Proposed model of anabolic and catabolic pathways for carotenoids and chlorophyll in Cucurbita maxima peel. (a) The proposed model with mature peels in the red and green groups. (b) The proposed model with a young yellow peel, and red mature peel. The genes in red represent TFs. The genes in black are pathway genes. The red triangle and the green triangle represent the coloration levels of the pumpkin peel from dark to light.

Peel color is an important trait in Cucurbita crops. The peel color of '2013-12' changes from yellow to red during fruit development. The main pigment accumulated in the peel of '2013-12' is carotenoid, and the chlorophyll content remained at a low level during fruit development. The synthesis of chlorophyll was mainly hindered between coproporphyrinogen III and protoporphyrin IX. Metabolome data showed that the main carotenoid accumulated in '2013-12' is lutein > zeaxanthin > β-carotene > β-cryptoxanthin. The highest content and proportion of lutein in peel results in the light yellow fruit color at 0 DAP. With fruit development, the content of carotenoid is increased. The proportion of lutein decreased, and zeaxanthin, β-carotene, and β-cryptoxanthin, especially zeaxanthin, increased sharply. The fruit gradually changed to red from 0 to 30 DAP. The transcriptome results also revealed that the expression levels of CmaPSY1, CmaBCH2, CmaVDE, and other genes in the two carotenoid branches were upregulated, or had high abundance, which were important genes for the formation of red peel.

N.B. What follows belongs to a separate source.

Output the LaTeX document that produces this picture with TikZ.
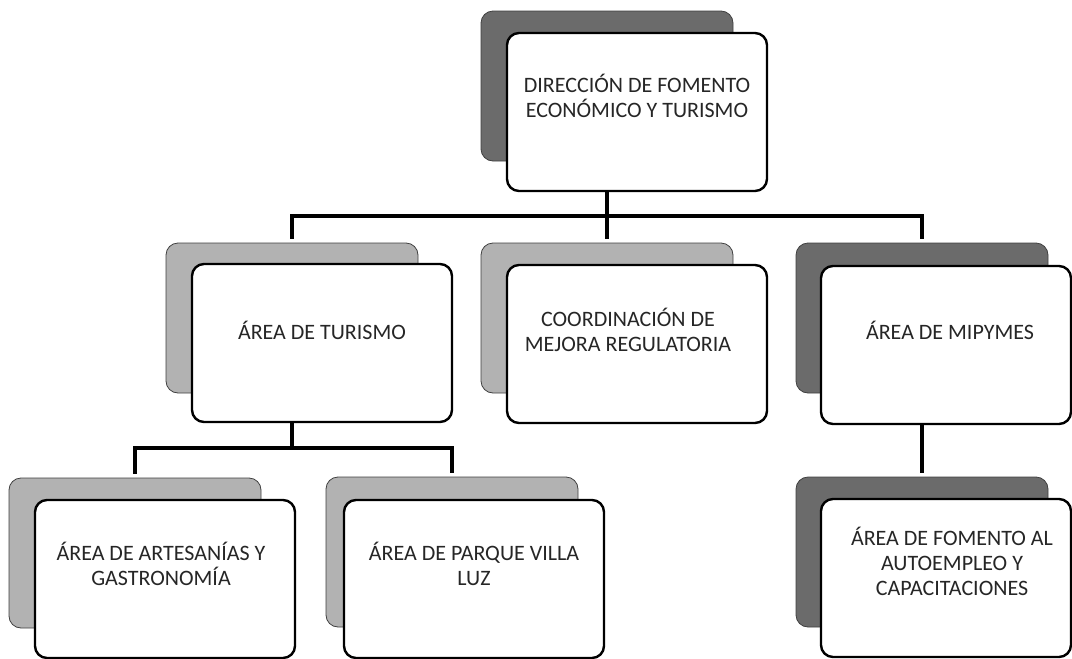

Chlorophyll has a strong effect on carotenoid content, the peel color of '9-6' fruit is primarily determined by the chlorophyll content. The transcriptome results revealed that the elevated expression of the CmaCHLH gene, in conjunction with the suppressed expression of genes associated with the chlorophyll degradation pathway, contributed to the high chlorophyll accumulation in '9-6'. WGCNA analysis revealed that several pivotal genes, such as PIF3, HY5, APRR2, ERF4, PSY1, BCH2, VDE, and CHLH, potentially play crucial roles in pigment accumulation within pumpkin peel, thereby influencing the development of the peel's distinct coloration.